Ah, but the evidence is undeniable. There has been rain and not so long ago either. The grass is sodden and clumped up in deep woven kikuyu mounds. It’s rather like wading through thick snow or sand. But for the views around Moturua Island it’s a worthy exchange. Wet itchy legs in return for a vista of shockingly sheer cliffs on one side and sweet beaches on the other. At times you have both in your sights.
It’s enough to work up an appetite and since there are no restaurants anywhere, it’s a pack-in pack-out affair. But good food is critical on a boating holiday. An essential part of the total indulgence package. Which is why we hadn’t done any of the food ourselves.
Instead a sainted woman called Antoinette Cherrington of Waterview Lodge packed us a splendid picnic. The aroma of hot bread, steaming banana and chocolate chip muffins, freshly baked quiche and roast capsicums pulled us from one meal to the next, with barely a gap in between sometimes.
After that it’s a matter of catching a snapper and cooking it on the boat’s barbecue.
The dial shows 26 degrees. That’s the sea it’s measuring. Imagine that. Warmer than your local pool. Suddenly you can visualise your ancestors emerging from this salty primordial soup. You wouldn’t mind going back there yourself for a while. For a couple of days on a bare boat charter anyway.

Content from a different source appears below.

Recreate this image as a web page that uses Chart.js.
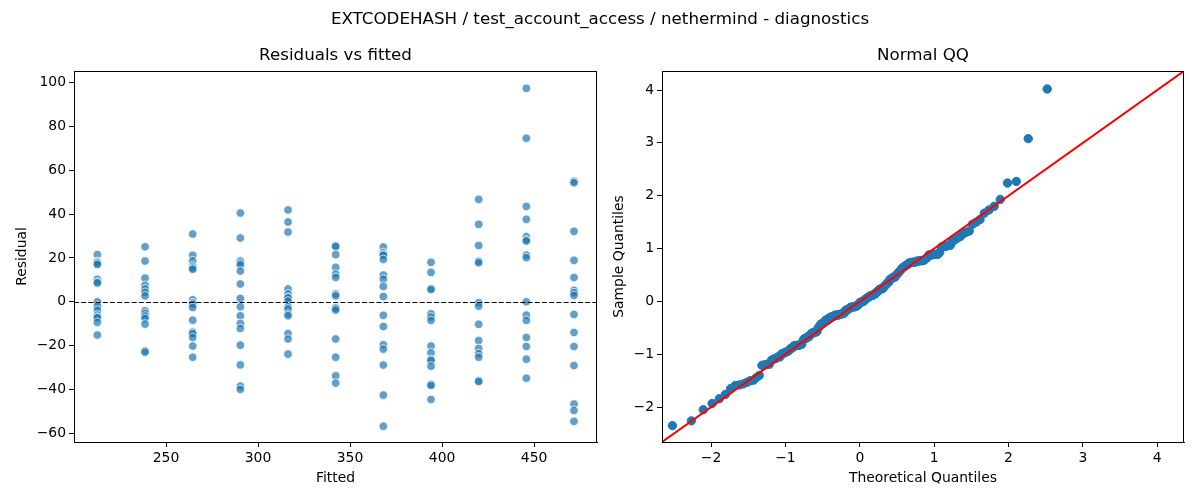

Did I mention Girl Guide’s biscuits? They weren’t the first to go I must admit. But when all the deli delights are gone and you’ve eaten to within an inch of your belt capacity, they suddenly look immensely appealing. Simple and nostalgic and practically fat-free. Truly. It’s like that when you’re at sea in perfect weather in a perfect boat. You can convince yourself that just about everything is good for you.